February 13th, 2010 at 8:39 pm
My netbook (Sony Vaio X) has a “Wireless OFF” slide-switch. I don’t know what impact its setting has on battery life, but I would expect that if you can turn off all NIC and wireless (including GPS) this would save a lot of power; is this also true for Bluetooth? A strange thing: my laptop’s power-management software creates an all-”white” wallpaper background rather than all black. Intuitively I would have expected “all black”. Maybe this setting depends on the type of LCD display, e.g. this particular netbook’s pixels are “wide open” (transparent) when not driven/powered, whereas perhaps other LCD displays’s pixels are the inverse–”closed” (opaque) when not driven/powered. In either case to decrease power we want the display-driver components to be as inactive as possible; this includes reducing backlighting to as dim as possible.
February 15th, 2010 at 8:00 am
Some things that I’ve found that help: turn the brightness right down, turn all wireless off, remove any optical media, unplug unnecessary devices, switch to Windows Classic, drop the resolution to 1024×768 (looks best if you can turn of display scaling so that it appears as a box on the middle of the screen as opposed to a distorted mess) and use in a room that’s reasonably cool (to prevent the fans from coming on all the time). This has helped me extend battery life a little bit more.

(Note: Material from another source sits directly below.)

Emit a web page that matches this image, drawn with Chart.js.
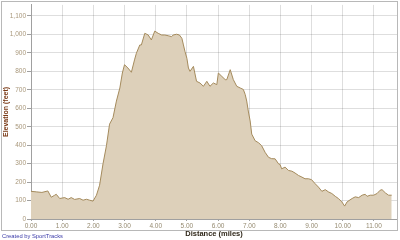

June 5th, 2010 at 11:14 am
Nice article. I was in total agreement (almost predicting what your results would be for the tests) … until, that is, I reached the end. The article’s last page suggests that they (power saving effects) all happen when you switch to a high contrast theme and that is why you get the same result (ok, you said ‘similar’) as all three when you switch to a high contrast theme, but that is not correct. You gained 25 minutes from the high contrast change when nothing else was changed, not 19 minutes. 6 minutes difference is slightly less than one third or one quarter (depending how you want to see it) of the overall difference. I would call that significant. If you tested in the order that you reported I would be inclined to think your overall battery life is, noticeably, less than it was at the start of the tests.
If you are testing things like processing power and Aero effects, shouldn’t you be doing something more than pulling up webpages on a wifi connection? I would think some task bar hovering, perhaps opening and closing a few apps, and possibly some use of codecs would be a better test. I understand you have the one battery test you prefer and use as your standard, but if I am trying to squeeze the most out of my battery (with only one boot up) I am going to be switching between multiple windows and using the task bar. Would it not also be better to;
(1) use multiple testing models/brands
(2) a longer lasting laptop/battery combination
June 5th, 2010 at 11:19 am
Edit: 1st line 2nd paragraph;
If you are testing things like processing power and Aero effects …
should read
If you are CHANGING things like processing power and Aero effects …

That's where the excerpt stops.